Rising delinquency rates aren’t just a blip. They’re a signal. Members are experiencing financial stress more frequently, but the way we respond hasn’t kept pace. Traditional collections models are reactive, one-size-fits-all, and often tone-deaf to individual circumstances. A member who’s late because of an unexpected expense is treated the same as one chronically in default. There’s little room for nuance—and even less for trust.


This approach doesn’t just harm relationships; it undermines results. Members feel pressured instead of supported. Teams spend hours chasing repayments manually, often with limited insight into what’s actually driving the delinquency. And leadership is left wondering why recovery rates aren’t improving despite mounting effort.


It’s a cycle we’ve seen play out again and again: inefficiency fuels frustration, which in turn fuels disengagement—from both members and staff. Collections becomes a box-checking function, not a meaningful part of the member journey.

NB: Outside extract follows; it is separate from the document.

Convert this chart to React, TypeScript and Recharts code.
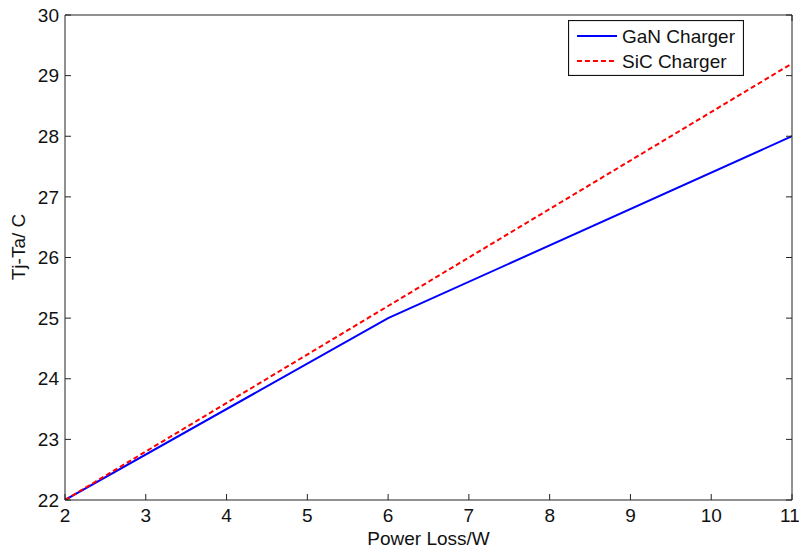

Worse, the more labor-intensive and impersonal the system becomes, the more members avoid it. Silence replaces dialogue. Resentment replaces loyalty.


Breaking this cycle means changing the question. It’s no longer, “How do we get members to pay?” The better question is, “How do we help members succeed—even when they fall behind?” That shift requires rethinking collections as a point of support, not punishment. And it requires more than swapping in new tech or automating old habits. It demands a new mindset.


Credit unions that are leading this shift are doing a few things differently:

  • They personalize outreach based on real-time data, engaging members with context and care.

  • They offer modern self-service tools that empower members to resolve issues on their terms.

  • They design communications that build trust, not pressure—focusing on clarity, tone, and timing.

  • They view collections as a long-term relationship touchpoint, not just a short-term risk event.


And perhaps most importantly, they’re aligning their internal mindset to see collections not as a last resort, but as a moment of member service.

Success, then, becomes about more than just dollars recovered. It’s about how many members stay with the credit union after a difficult moment. It’s about the experience they had when they needed help—and how that experience shaped their perception of the institution. When members feel respected and supported during hardship, they don’t just pay. They come back. They trust. They refer.

The status quo feels safe because it’s familiar. But familiarity isn’t a strategy—it’s a stall. As the landscape changes, credit unions that cling to outdated collections practices will find themselves not only behind, but disconnected. Breaking the cycle takes effort, but staying in it costs more.


Now is the time to ask hard questions, challenge long-standing norms, and build a collections strategy that reflects the values credit unions stand for: service, empathy, and people over process.